Characterisation of longitude and meridian of Knot groups

Question

$V = V(k)$ denotes a tubular neighbourhood of the knot $k$ and $C = S^{3}− V$ is called the complement of the knot. $H_{j}$ will denote the (singular) homology with coefficients in $\mathbb{Z}$
Choose the homology class of $k$ as a generator of $H_1(V)$ and represent it by a simple closed curve l on ∂V which is homologous to 0 in $H_1(C)$. These conditions determine the homology class of l in $∂V$ ; hence, l is unique up to isotopy on $∂V$ . A generator of $H_1(C)$ can be represented by a curve m on $∂V$ that is homologous to 0 in $V$ . The curves l and m determine a system of generators of $H_{1}(∂V ) $= $\mathbb{Z} ⊕ \mathbb{Z}$. By a well-known result, we may assume that m is simple and intersects l in one point. As m is homologous to 0 in $V$ it is nullhomotopic in $V$ , bounds a disk, and is a meridian of the solid torus $V $. These properties determine m up to an isotopy of $∂V$ . A consequence is that l and k bound an annulus $A ⊂ V $.
With respect to the complement $C$ of a knot the longitude l and the meridian m have quite different properties: The longitude l is determined up to isotopy and orientation by $C$ ; this follows from the fact that l is a simple closed curve on $∂C$ which is not homologous to 0 on $∂C$ but homologous to 0 in $C$. The meridian m is a simple closed curve on $∂C$ that intersects l in one point; hence, l and m represent generators of $H_{1}(C) $= $\mathbb{Z}^{2}$. The meridian is not determined by $C$ because simple closed curves on $∂C$ which are homologous to $m^{±1}l^{r}$, r ∈ $\mathbb{Z}$, have the same properties.

My Question is precisely the last statement, why the meridian isn't determined by $C$?

Answer 1

Yes, the homology groups $H_1(\partial V)$ and $H_1(C)$ along with the map $H_1(\partial V)\to H_1(C)$ only characterize the meridian slope up to some number of longitudes. There is a general principle called "half lives half dies," which is that for a compact oriented $3$-manifold $M$, the kernel of $H_1(\partial M;\mathbb{Q})\to H_1(M;\mathbb{Q})$ is half-dimensional. In the case of a torus boundary, like a knot complement, then the kernel is one-dimensional so is generated by a well-defined simple closed curve -- the longitude. There is ambiguity, however, in the meridian.

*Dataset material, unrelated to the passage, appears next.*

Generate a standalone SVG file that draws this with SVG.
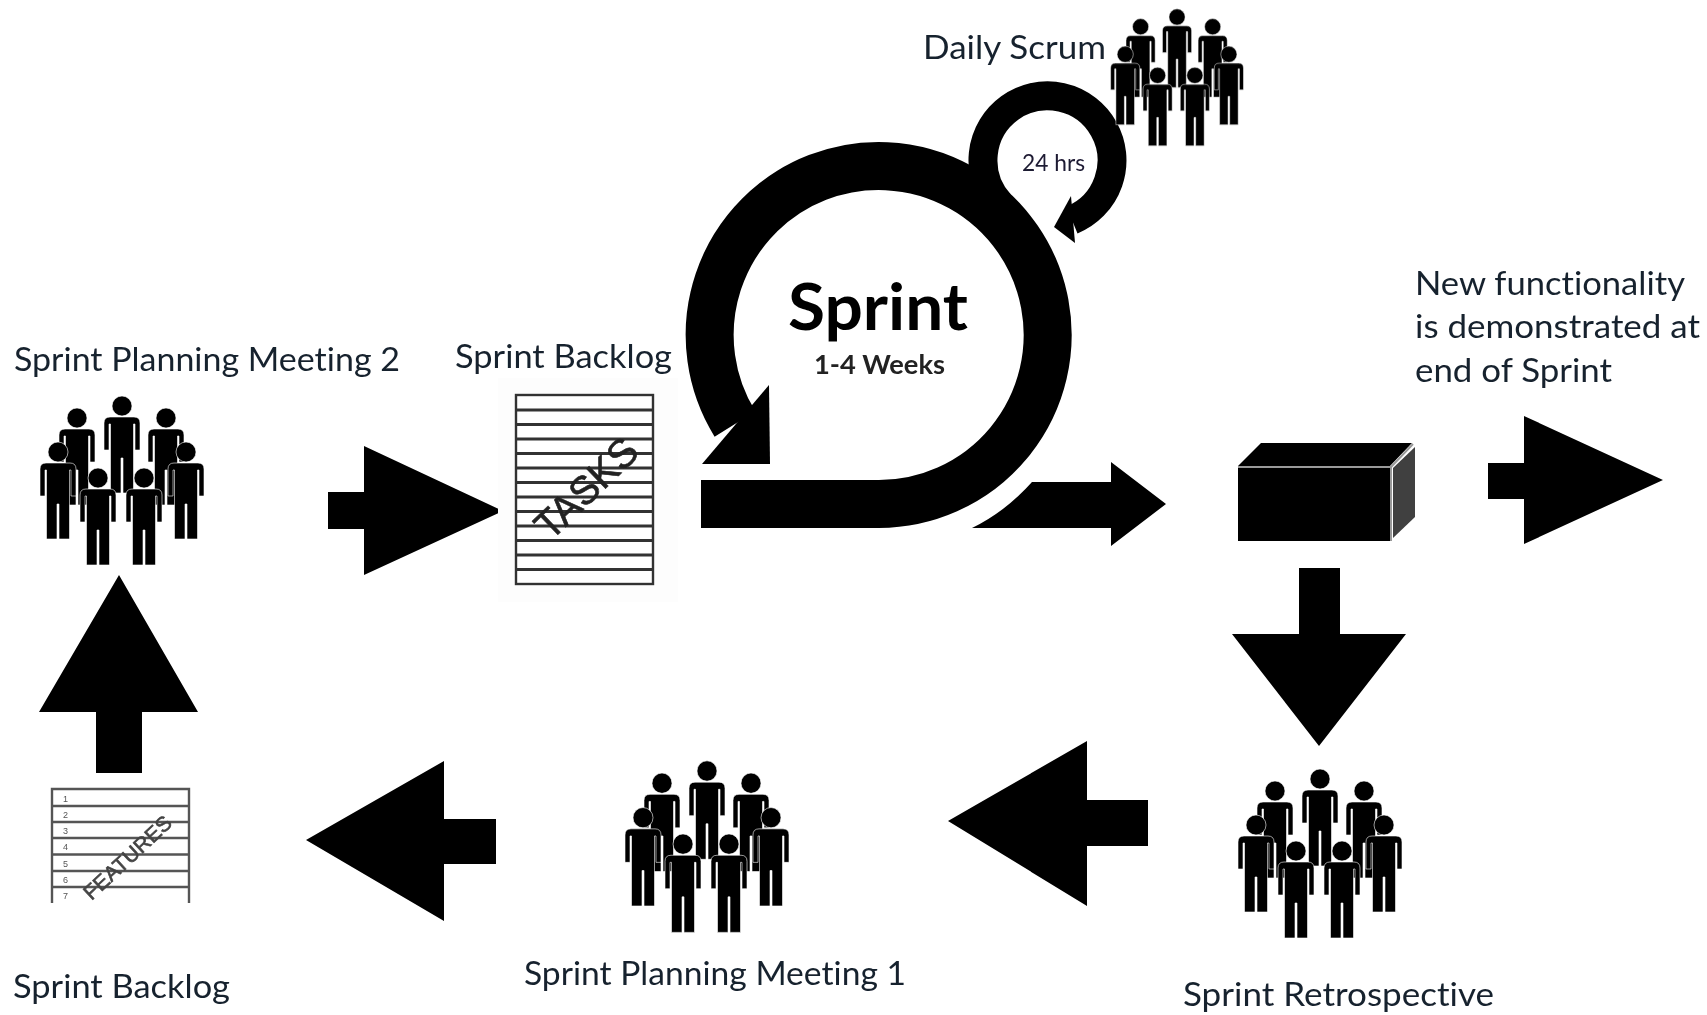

The second inclusion $H_1(\partial V) \to H_1(V)$ is what pins down the meridian, again by the generator of the kernel.

The meridian problem is this: given $C$, how do we glue in $V$ to yield $S^3$? The core of $V$ then corresponds to a knot, and the meridian of $V$ is the meridian. A priori, we also can't be sure that there aren't multiple ways to glue in $V$ that yield different knots, though.

The data of gluing in $V$ ends up, up to homeomorphism, only depending on where a meridian of $V$ is glued into the boundary of $C$ (a procedure called Dehn filling). This cannot be solved purely homologically, in the sense that for each possible meridian $m^{\pm 1}l^r$, if you glue in $V$ according to this loop you get a space whose homology is the same as that of $S^3$. That is to say, each of them gives you an integer homology $S^3$, often denoted as a $\mathbb{Z}HS^3$. For example, you can obtain the Poincaré homology sphere by using $m^{\pm 1}l^{\pm 1}$ (sorry, I forget which!) on a trefoil knot.

That's not to say the problem is not solvable. Gordon and Luecke proved that there is precisely one boundary slope whose Dehn filling yields $S^3$. Thus, for knots the meridian is completely determined by $C$. It is a very delicate argument, and my understanding is that through some careful combinatorial analysis, one shows that if there were two different slopes whose Dehn fillings yield $S^3$, then one could find that $S^3$ had a Lens space connect summand, which violates the fact that $H_1(S^3)=0$.

Gordon, C. McA.; Luecke, J., Knots are determined by their complements, Bull. Am. Math. Soc., New Ser. 20, No. 1, 83-87 (1989). ZBL0672.57009.

For links of more than one component, it turns out that $C$ does not determine the meridians, and there are infinitely many links with the same complement.